Mozilla's Firefox 3 beta: Improved but imperfect
A few months later than had been planned, Mozilla released on Monday night the first beta version of an overhauled Firefox, the widely used open-source Web browser.
Firefox 3 beta 1 includes a number of significant features that Mozilla said should improve security, ease of use, rendering of Web pages, and location of previously visited Web pages. And for the new era of rich Internet applications, the browser can run Web-based applications even when the computer is disconnected from a network.
Although Microsoft's Internet Explorer remains the dominant Web browser, the open-source rival has achieved a critical mass of users--Firefox has been downloaded more than 400 million times--and it's now common for designers to make sure their Web pages work with the browser. Even Microsoft has bowed to the reality, testing its Live.com Web sites with Firefox and helping with technical issues such as playing Windows Media files from Web pages.

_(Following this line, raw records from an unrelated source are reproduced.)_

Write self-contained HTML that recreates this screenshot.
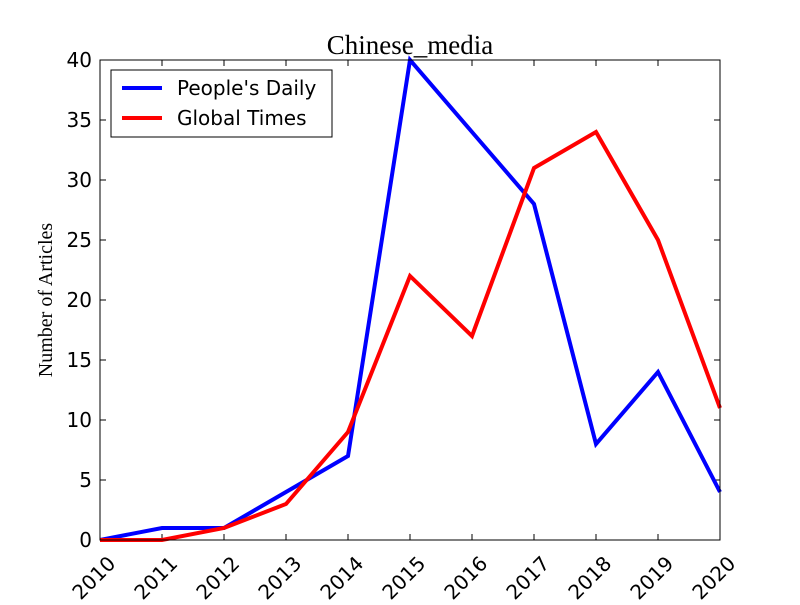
<!DOCTYPE html>
<html><head><meta charset="utf-8"><style>
html,body{margin:0;padding:0;background:#fff;}
svg text{font-family:"DejaVu Sans","Liberation Sans",sans-serif;}
</style></head><body>
<svg id="chart" width="800" height="600" xmlns="http://www.w3.org/2000/svg">
<rect x="0" y="0" width="800" height="600" fill="#fff"/>
<text x="410" y="54" text-anchor="middle" font-size="27" style="font-family:'Liberation Serif',serif">Chinese_media</text>
<text transform="translate(52,300) rotate(-90)" text-anchor="middle" font-size="20" style="font-family:'Liberation Serif',serif">Number of Articles</text>
<g id="marks"></g>
<rect x="100" y="60" width="620" height="480" fill="none" stroke="#000" stroke-width="1"/>
<g>
<rect x="111" y="70" width="221" height="67" fill="#fff" stroke="#000" stroke-width="1"/>
<line x1="122" y1="88" x2="162" y2="88" stroke="#0000ff" stroke-width="4"/>
<text x="177" y="95" font-size="20">People's Daily</text>
<line x1="122" y1="118" x2="162" y2="118" stroke="#ff0000" stroke-width="4"/>
<text x="177" y="125" font-size="20">Global Times</text>
</g>
</svg>
<script>
const years = [2010,2011,2012,2013,2014,2015,2016,2017,2018,2019,2020];
const peoplesDaily = [0,1,1,4,7,40,34,28,8,14,4];
const globalTimes = [0,0,1,3,9,22,17,31,34,25,11];
const yTicks = [0,5,10,15,20,25,30,35,40];
const NS = "http://www.w3.org/2000/svg";
const X0=100,X1=720,Y0=540,Y1=60;
function xs(v){return X0+(v-years[0])/(years[years.length-1]-years[0])*(X1-X0);}
function ys(v){return Y0-(v-0)/(40-0)*(Y0-Y1);}
const g=document.getElementById('marks');
function mk(tag,attrs){const e=document.createElementNS(NS,tag);for(const k in attrs)e.setAttribute(k,attrs[k]);g.appendChild(e);return e;}
yTicks.forEach(t=>{
  const y=ys(t);
  let l=mk('line',{x1:X0,y1:y,x2:X0+6,y2:y,stroke:'#000'});
  
  
  l=mk('line',{x1:X1-6,y1:y,x2:X1,y2:y,stroke:'#000'});
  
  
  const tx=mk('text',{x:X0-8,y:y+7,'text-anchor':'end','font-size':20});
  tx.textContent=t;
  
  
});
years.forEach(yr=>{
  const x=xs(yr);
  let l=mk('line',{x1:x,y1:Y0,x2:x,y2:Y0-6,stroke:'#000'});
  
  
  l=mk('line',{x1:x,y1:Y1,x2:x,y2:Y1+6,stroke:'#000'});
  
  
  const tx=mk('text',{transform:`translate(${x+6},${Y0+14}) rotate(-45)`,'text-anchor':'end','font-size':20,'dominant-baseline':'hanging'});
  tx.textContent=yr;
  
  
});
function series(vals,color,name){
  const pts=vals.map((v,i)=>xs(years[i])+','+ys(v)).join(' ');
  const p=mk('polyline',{points:pts,fill:'none',stroke:color,'stroke-width':4,'stroke-linejoin':'miter'});
  
  
}
series(peoplesDaily,'#0000ff','line-peoples-daily');
series(globalTimes,'#ff0000','line-global-times');
</script>
</body></html>
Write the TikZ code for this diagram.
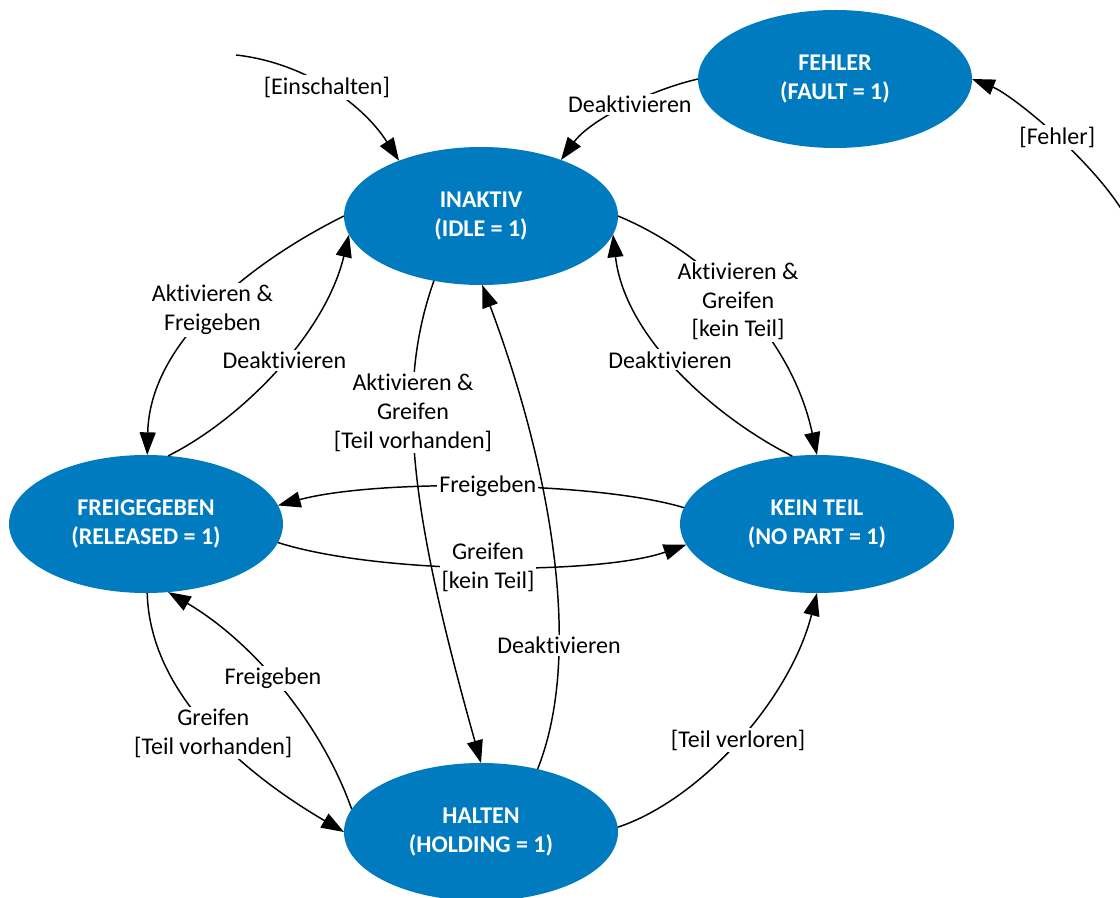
\documentclass[tikz,border=0pt]{standalone}
\usepackage{fontspec}
\setmainfont{Carlito}[Ligatures={NoCommon}]
\usetikzlibrary{shapes.geometric,arrows.meta}
\definecolor{stateblue}{RGB}{0,123,192}
\begin{document}
\begin{tikzpicture}[x=0.75pt,y=-0.75pt,
  state/.style={ellipse, fill=stateblue, minimum width=205.5pt, minimum height=103.5pt,
    inner sep=0pt, outer sep=0pt, text=white, align=center,
    font=\fontsize{18}{21.5}\selectfont\bfseries},
  trans/.style={-{Triangle[length=17pt,width=12pt]}, line width=1.1pt, draw=black},
  lbl/.style={fill=white, inner sep=1.5pt, text=black, align=center,
    font=\fontsize{18}{21.5}\selectfont}]
\clip (0,0) rectangle (1120,898);
\fill[white] (0,0) rectangle (1120,898);

% states
\node[state] (fehler)      at (835,79)  {FEHLER\\(FAULT = 1)};
\node[state] (inaktiv)     at (481,216) {INAKTIV\\(IDLE = 1)};
\node[state] (freigegeben) at (146,524) {FREIGEGEBEN\\(RELEASED = 1)};
\node[state] (keinteil)    at (817,524) {KEIN TEIL\\(NO PART = 1)};
\node[state] (halten)      at (481,832) {HALTEN\\(HOLDING = 1)};

% free ends of the entry transitions
\coordinate (start)    at (236,55);
\coordinate (fehlerIn) at (1132,228);

% transitions
\draw[trans] (start) .. controls (300,62) and (360,100) .. (inaktiv.146)
  node[lbl,pos=0.5] {[Einschalten]};
\draw[trans] (fehler.180) .. controls (650,90) and (590,120) .. (inaktiv.35)
  node[lbl,pos=0.45] {Deaktivieren};
\draw[trans] (fehlerIn) .. controls (1105,170) and (1013,95) .. (fehler.0)
  node[lbl,pos=0.5] {[Fehler]};

\draw[trans] (inaktiv.180) .. controls (265,255) and (150,335) .. (freigegeben.89)
  node[lbl,pos=0.52] {Aktivieren \&\\Freigeben};
\draw[trans] (freigegeben.72) .. controls (240,420) and (325,335) .. (inaktiv.188)
  node[lbl,pos=0.54] {Deaktivieren};

\draw[trans] (inaktiv.0) .. controls (700,250) and (790,330) .. (keinteil.90)
  node[lbl,pos=0.5] {Aktivieren \&\\Greifen\\{}[kein Teil]};
\draw[trans] (keinteil.110) .. controls (720,420) and (625,340) .. (inaktiv.352)
  node[lbl,pos=0.55] {Deaktivieren};

\draw[trans] (keinteil.173) .. controls (600,482) and (380,478) .. (freigegeben.8)
  node[lbl,pos=0.5] {Freigeben};
\draw[trans] (freigegeben.352) .. controls (380,575) and (600,575) .. (keinteil.189)
  node[lbl,pos=0.5] {Greifen\\{}[kein Teil]};

\draw[trans] (inaktiv.234) .. controls (395,390) and (410,510) .. (halten.90)
  node[lbl,pos=0.37] {Aktivieren \&\\Greifen\\{}[Teil vorhanden]};
\draw[trans] (halten.48) .. controls (585,650) and (548,460) .. (inaktiv.271)
  node[lbl,pos=0.3] {Deaktivieren};

\draw[trans] (freigegeben.271) .. controls (150,700) and (255,780) .. (halten.180)
  node[lbl,pos=0.5] {Greifen\\{}[Teil vorhanden]};
\draw[trans] (halten.170) .. controls (320,720) and (250,640) .. (freigegeben.288)
  node[lbl,pos=0.53] {Freigeben};

\draw[trans] (halten.2) .. controls (700,800) and (790,700) .. (keinteil.270)
  node[lbl,pos=0.5] {[Teil verloren]};
\end{tikzpicture}
\end{document}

According to the release notes, the core Gecko rendering engine--the component that interprets Web page instructions and draws text and graphics on your screen--has seen major changes in the upgrade to the new version 1.9 used in Firefox 3.
"Gecko 1.9 includes some major re-architecting for performance, stability, correctness, and code simplification and sustainability," the notes said. Those changes "put foundations in place for major performance tuning which have resulted in speed increases in beta 1, and will show further gains in future beta releases."
The Firefox 3 beta had been due to arrive in July, and there's no word yet on when the software will come out of beta. "The final version of Firefox 3 will be released when we qualify the product as fully ready for our users," the release notes said--a polite way of saying it'll be ready when it's ready.